Plotting code records:
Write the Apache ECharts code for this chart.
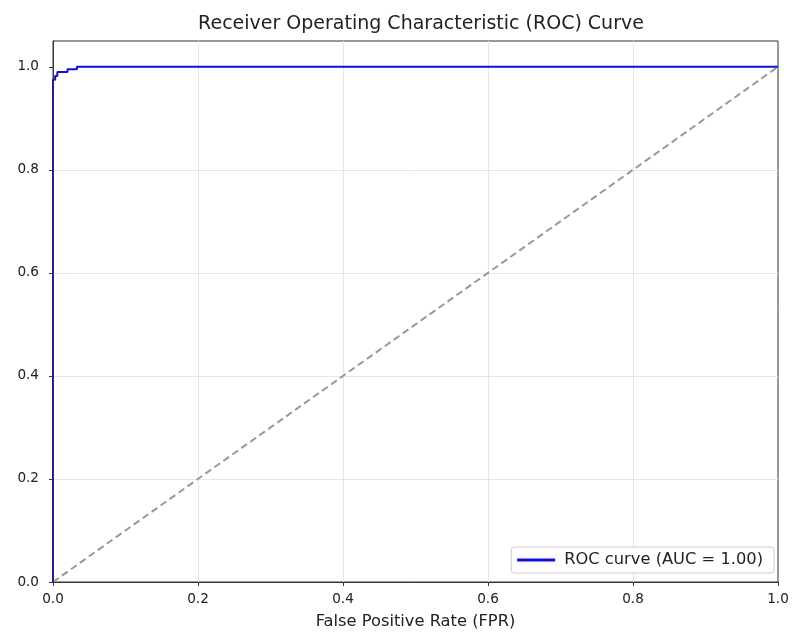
<!DOCTYPE html>
<html>
<head>
<meta charset="utf-8">
<script src="https://cdn.jsdelivr.net/npm/echarts@6/dist/echarts.min.js"></script>
<style>html,body{margin:0;padding:0;background:#fff;}#c{width:792px;height:632px;}</style>
</head>
<body>
<div id="c"></div>
<script>
const rocFpr = [0, 0, 0.003, 0.003, 0.006, 0.006, 0.02, 0.02, 0.033, 0.033, 1.0];
const rocTpr = [0, 0.975, 0.975, 0.982, 0.982, 0.99, 0.99, 0.995, 0.995, 1.0, 1.0];
const diagX = [0, 1];
const diagY = [0, 1];
const tickValues = [0, 0.2, 0.4, 0.6, 0.8, 1.0];
const rocName = 'ROC curve (AUC = 1.00)';
const titleText = 'Receiver Operating Characteristic (ROC) Curve';
const xLabel = 'False Positive Rate (FPR)';

const font = 'DejaVu Sans';
const frame = {show: true, lineStyle: {color: '#333', width: 1}};
const chart = echarts.init(document.getElementById('c'), null, {renderer: 'canvas'});
chart.setOption({
  backgroundColor: '#fff',
  animation: false,
  title: {
    text: titleText, left: 416, top: 10, textAlign: 'center',
    textStyle: {fontFamily: font, fontSize: 19, fontWeight: 'normal', color: '#222'}
  },
  grid: {left: 53, right: 14, top: 41, bottom: 50, outerBoundsMode: 'none', containLabel: false,
    show: true, borderColor: '#333', borderWidth: 1, backgroundColor: '#fff'},
  legend: {
    data: [{name: rocName, icon: 'rect'}],
    right: 18, bottom: 59, itemWidth: 38, itemHeight: 3, itemGap: 10,
    padding: [5, 11, 5, 6], borderColor: '#ccc', borderWidth: 1, borderRadius: 3,
    backgroundColor: 'rgba(255,255,255,0.85)',
    textStyle: {fontFamily: font, fontSize: 16.3, color: '#222', padding: [0, 0, 0, 4]}
  },
  xAxis: [{
    type: 'value', min: 0, max: 1, interval: 0.2,
    name: xLabel, nameLocation: 'middle', nameGap: 32,
    nameTextStyle: {fontFamily: font, fontSize: 16.3, color: '#222'},
    axisLine: frame,
    axisTick: {show: true, length: 4, lineStyle: {color: '#333'}},
    axisLabel: {margin: 10, fontFamily: font, fontSize: 13.6, color: '#222', formatter: v => v.toFixed(1)},
    splitLine: {show: true, showMinLine: false, showMaxLine: false, lineStyle: {color: '#e6e6e6', width: 1}}
  }, {
    type: 'value', position: 'top', min: 0, max: 1, z: 10,
    axisLine: frame, axisTick: {show: false}, axisLabel: {show: false}, splitLine: {show: false}
  }],
  yAxis: [{
    type: 'value', min: 0, max: 1.05, interval: 0.2,
    axisLine: frame,
    axisTick: {show: true, length: 4, lineStyle: {color: '#333'}, customValues: tickValues},
    axisLabel: {margin: 14, fontFamily: font, fontSize: 13.6, color: '#222', customValues: tickValues,
      formatter: v => (Math.abs(v - 1.05) < 1e-6 ? '' : v.toFixed(1))},
    splitLine: {show: true, showMinLine: false, showMaxLine: false, lineStyle: {color: '#e6e6e6', width: 1}}
  }, {
    type: 'value', position: 'right', min: 0, max: 1.05, z: 10,
    axisLine: frame, axisTick: {show: false}, axisLabel: {show: false}, splitLine: {show: false}
  }],
  series: [
    {
      name: 'diag', type: 'line', data: diagX.map((x, i) => [x, diagY[i]]),
      showSymbol: false, symbol: 'none',
      lineStyle: {color: '#999', width: 2, type: [7, 4]}, z: 2
    },
    {
      name: rocName, type: 'line', data: rocFpr.map((x, i) => [x, rocTpr[i]]),
      showSymbol: false, symbol: 'none',
      lineStyle: {color: '#1010d8', width: 2}, itemStyle: {color: '#1010d8'}, z: 3
    }
  ]
});
</script>
</body>
</html>
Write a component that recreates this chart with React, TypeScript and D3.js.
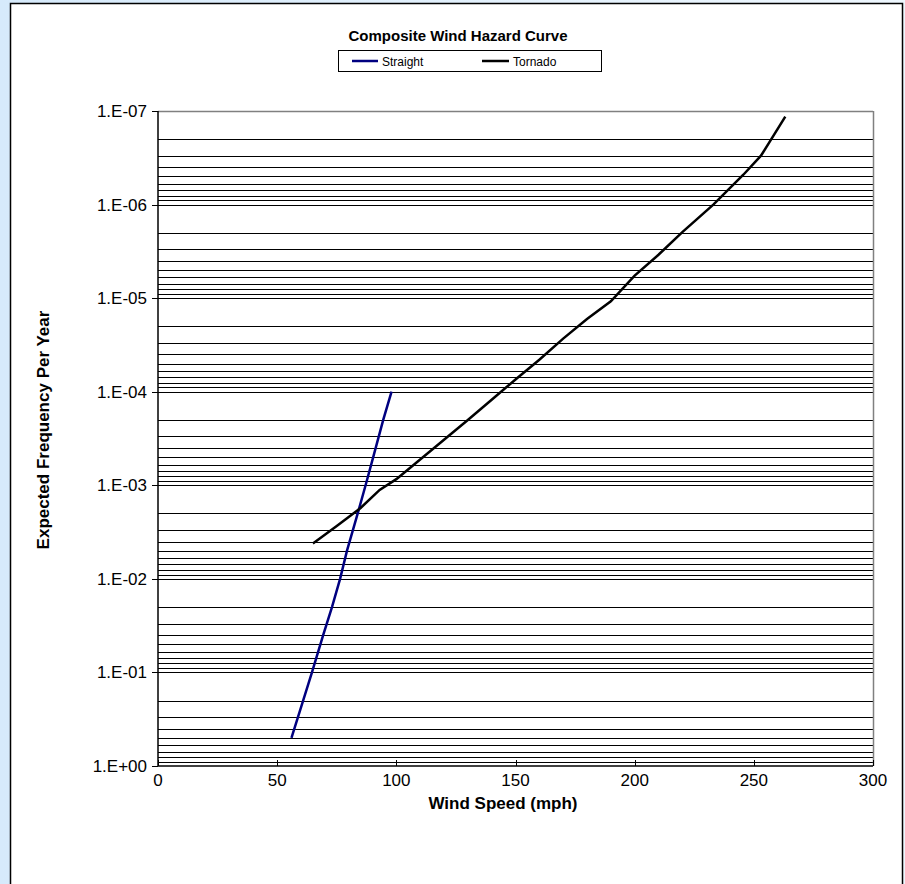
import React from "react";
import * as d3 from "d3";

const straightSpeed = [56, 64.6, 69.3, 73, 76.4, 79.3, 83.8, 87.1, 90.3, 94.5, 98];
const straightFreq = [0.5, 0.1, 0.04, 0.02, 0.01, 0.005, 0.002, 0.001, 5e-4, 2e-4, 1e-4];

const tornadoSpeed = [65, 75, 85, 93, 100, 110, 120, 130, 140, 150, 160, 170, 180, 190, 200, 210, 220, 233, 245.6, 253, 263.2];
const tornadoFreq = [4.2e-3, 2.72e-3, 1.75e-3, 1.12e-3, 8.6e-4, 5.3e-4, 3.26e-4, 2.01e-4, 1.22e-4, 7.4e-5, 4.55e-5, 2.71e-5, 1.67e-5, 1.08e-5, 5.75e-6, 3.44e-6, 1.97e-6, 1e-6, 4.8e-7, 3e-7, 1.15e-7];

const xTicks = [0, 50, 100, 150, 200, 250, 300];
const yMajor = [1, 1e-1, 1e-2, 1e-3, 1e-4, 1e-5, 1e-6, 1e-7];
const yLabels = ["1.E+00", "1.E-01", "1.E-02", "1.E-03", "1.E-04", "1.E-05", "1.E-06", "1.E-07"];
const seriesNames = ["Straight", "Tornado"];
const seriesColors = ["#000080", "#000000"];

export default function App() {
  const W = 905, H = 884;
  const left = 158, right = 873, top = 111, bottom = 766;
  const x = d3.scaleLinear().domain([0, 300]).range([left, right]);
  const y = d3.scaleLog().domain([1, 1e-7]).range([bottom, top]);

  const grid: number[] = [];
  for (let e = 0; e > -7; e--) {
    for (let m = 1; m <= 9; m++) {
      grid.push(m * Math.pow(10, e - 1));
    }
  }

  const line = d3
    .line<[number, number]>()
    .x((d) => x(d[0]))
    .y((d) => y(d[1]));

  const straight = straightSpeed.map((s, i) => [s, straightFreq[i]] as [number, number]);
  const tornado = tornadoSpeed.map((s, i) => [s, tornadoFreq[i]] as [number, number]);
  const font = "Arial, 'Liberation Sans', sans-serif";

  return (
    <svg
      width={W}
      height={H}
      style={{ position: "absolute", left: 0, top: 0 }}
      fontFamily={font}
    >
      <defs>
        <linearGradient id="bg" x1="0" y1="0" x2="1" y2="0">
          <stop offset="0" stopColor="#d6eafb" />
          <stop offset="1" stopColor="#eef7fe" />
        </linearGradient>
      </defs>
      <rect x={0} y={0} width={W} height={H} fill="url(#bg)" />
      <rect x={10.5} y={3.5} width={892} height={H + 10} fill="#fff" stroke="#000" strokeWidth={1.5} />

      <text x={458} y={41} textAnchor="middle" fontSize={15} fontWeight="bold">
        Composite Wind Hazard Curve
      </text>

      <rect x={338.5} y={50.5} width={263} height={21} fill="#fff" stroke="#000" strokeWidth={1} />
      <line x1={352} x2={378} y1={61} y2={61} stroke={seriesColors[0]} strokeWidth={2.5} />
      <text x={382} y={65.5} fontSize={12}>{seriesNames[0]}</text>
      <line x1={482} x2={509} y1={61} y2={61} stroke={seriesColors[1]} strokeWidth={2.5} />
      <text x={513} y={65.5} fontSize={12}>{seriesNames[1]}</text>

      {grid.map((v, i) => (
        <line key={i} x1={left} x2={right} y1={Math.round(y(v)) + 0.5} y2={Math.round(y(v)) + 0.5} stroke="#000" strokeWidth={1} />
      ))}
      <line x1={left} x2={right} y1={top + 0.5} y2={top + 0.5} stroke="#808080" strokeWidth={1.5} />
      <line x1={right + 0.5} x2={right + 0.5} y1={top} y2={bottom} stroke="#808080" strokeWidth={1.5} />
      <line x1={left} x2={left} y1={top} y2={bottom} stroke="#000" strokeWidth={1.5} />
      <line x1={left} x2={right} y1={bottom} y2={bottom} stroke="#000" strokeWidth={1.5} />

      {yMajor.map((v, i) => (
        <g key={i}>
          <line x1={left - 6} x2={left} y1={Math.round(y(v)) + 0.5} y2={Math.round(y(v)) + 0.5} stroke="#000" />
          <text x={left - 11} y={y(v) + 6} textAnchor="end" fontSize={17}>
            {yLabels[i]}
          </text>
        </g>
      ))}
      {xTicks.map((t, i) => (
        <g key={i}>
          <line x1={Math.round(x(t)) + 0.5} x2={Math.round(x(t)) + 0.5} y1={bottom - 6} y2={bottom} stroke="#000" />
          <text x={x(t)} y={bottom + 20} textAnchor="middle" fontSize={17}>
            {t}
          </text>
        </g>
      ))}

      <text x={503} y={797} textAnchor="middle" fontSize={17} fontWeight="bold" dominantBaseline="hanging">
        Wind Speed (mph)
      </text>
      <text
        transform={`translate(49, 430) rotate(-90)`}
        textAnchor="middle"
        fontSize={17}
        fontWeight="bold"
      >
        Expected Frequency Per Year
      </text>

      <path d={line(straight) || ""} fill="none" stroke={seriesColors[0]} strokeWidth={2.5} />
      <path d={line(tornado) || ""} fill="none" stroke={seriesColors[1]} strokeWidth={2.5} />
    </svg>
  );
}
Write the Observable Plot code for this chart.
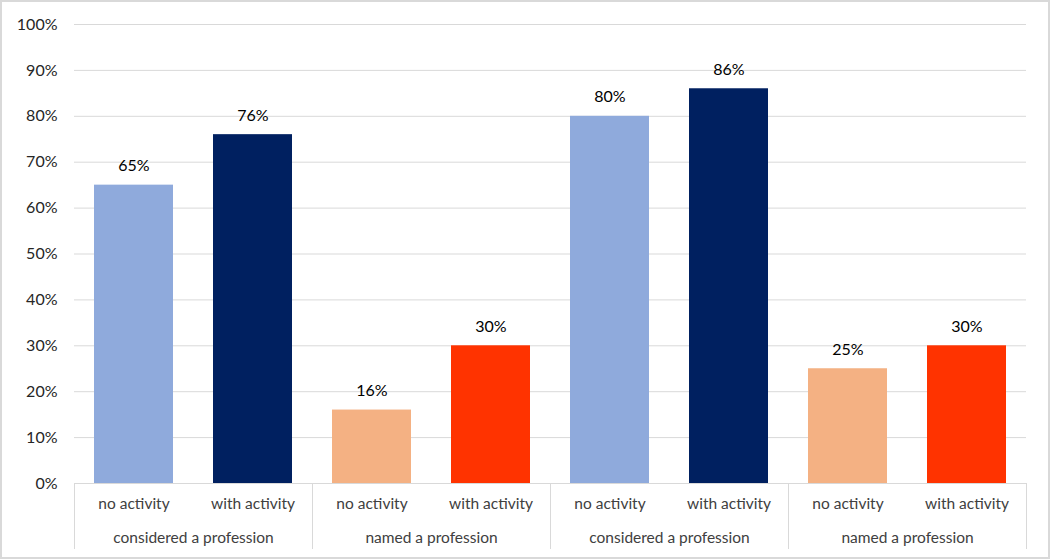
<!DOCTYPE html>
<html><head><meta charset="utf-8">
<script src="https://cdn.jsdelivr.net/npm/d3@7"></script>
<script src="https://cdn.jsdelivr.net/npm/@observablehq/plot@0.6"></script>
<style>
body{margin:0;background:#fff}
#wrap{position:relative;width:1050px;height:559px;overflow:hidden}
#border{position:absolute;left:0;top:0;width:1050px;height:559px;box-sizing:border-box;border:2px solid #d9d9d9;pointer-events:none}
</style></head><body>
<div id="wrap"><div id="chart"></div><div id="border"></div></div>
<script>
const groupIds = ["g1", "g2", "g3", "g4"];
const groupLabels = ["considered a profession", "named a profession", "considered a profession", "named a profession"];
const activities = ["no activity", "with activity"];
const values = [0.65, 0.76, 0.16, 0.30, 0.80, 0.86, 0.25, 0.30];
const barColors = ["#8faadc", "#002060", "#f4b183", "#ff3300", "#8faadc", "#002060", "#f4b183", "#ff3300"];
const yTicks = [0, 0.1, 0.2, 0.3, 0.4, 0.5, 0.6, 0.7, 0.8, 0.9, 1.0];

const data = values.map((v, i) => ({
  group: groupIds[Math.floor(i / 2)],
  activity: activities[i % 2],
  value: v,
  color: barColors[i]
}));

const W = 1050, H = 559, mL = 73, mR = 23, mT = 24, mB = 76;
const innerH = H - mT - mB;
const pct = d => Math.round(d * 100) + "%";

const chart = Plot.plot({
  width: W, height: H,
  marginLeft: mL, marginRight: mR, marginTop: mT, marginBottom: mB,
  style: {fontFamily: "Lato, 'Liberation Sans', sans-serif", fontSize: "15px", background: "transparent"},
  fx: {domain: groupIds, padding: 0, label: null, axis: null},
  x: {domain: activities, paddingInner: 0.34, paddingOuter: 0.17, label: null},
  y: {domain: [0, 1], label: null},
  color: {type: "identity"},
  marks: [
    Plot.gridY(yTicks, {stroke: "#d9d9d9", strokeOpacity: 1}),
    Plot.barY(data, {fx: "group", x: "activity", y: "value", fill: "color"}),
    Plot.ruleY([0], {stroke: "#d9d9d9"}),
    Plot.frame({anchor: "left", stroke: "#d9d9d9", strokeOpacity: 1, insetTop: innerH, insetBottom: -65}),
    Plot.frame({anchor: "right", stroke: "#d9d9d9", strokeOpacity: 1, insetTop: innerH, insetBottom: -65}),
    Plot.text(data, {fx: "group", x: "activity", y: "value", text: d => pct(d.value), lineAnchor: "bottom", dy: -14, fill: "#000", fontSize: 16}),
    Plot.axisY({ticks: yTicks, tickFormat: pct, tickSize: 0, tickPadding: 17, fill: "#262626", fontSize: 16, label: null}),
    Plot.axisX({tickSize: 0, tickPadding: 14, fill: "#404040", fontSize: 15.5, label: null}),
    Plot.axisFx({anchor: "bottom", tickSize: 0, tickPadding: 48, tickFormat: g => groupLabels[groupIds.indexOf(g)], fill: "#404040", fontSize: 15.5, label: null})
  ]
});
document.getElementById("chart").appendChild(chart);
</script>
</body></html>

EXERCISE REQUIREMENTS:
Return, unchanged, the lines from the first line of the material through the line that holds "const xLabel = 'False Positive Rate (FPR)';", inclusive, omitting pictures.

EXPECTED ANSWER:
Write the Apache ECharts code for this chart.
<!DOCTYPE html>
<html>
<head>
<meta charset="utf-8">
<script src="https://cdn.jsdelivr.net/npm/echarts@6/dist/echarts.min.js"></script>
<style>html,body{margin:0;padding:0;background:#fff;}#c{width:792px;height:632px;}</style>
</head>
<body>
<div id="c"></div>
<script>
const rocFpr = [0, 0, 0.003, 0.003, 0.006, 0.006, 0.02, 0.02, 0.033, 0.033, 1.0];
const rocTpr = [0, 0.975, 0.975, 0.982, 0.982, 0.99, 0.99, 0.995, 0.995, 1.0, 1.0];
const diagX = [0, 1];
const diagY = [0, 1];
const tickValues = [0, 0.2, 0.4, 0.6, 0.8, 1.0];
const rocName = 'ROC curve (AUC = 1.00)';
const titleText = 'Receiver Operating Characteristic (ROC) Curve';
const xLabel = 'False Positive Rate (FPR)';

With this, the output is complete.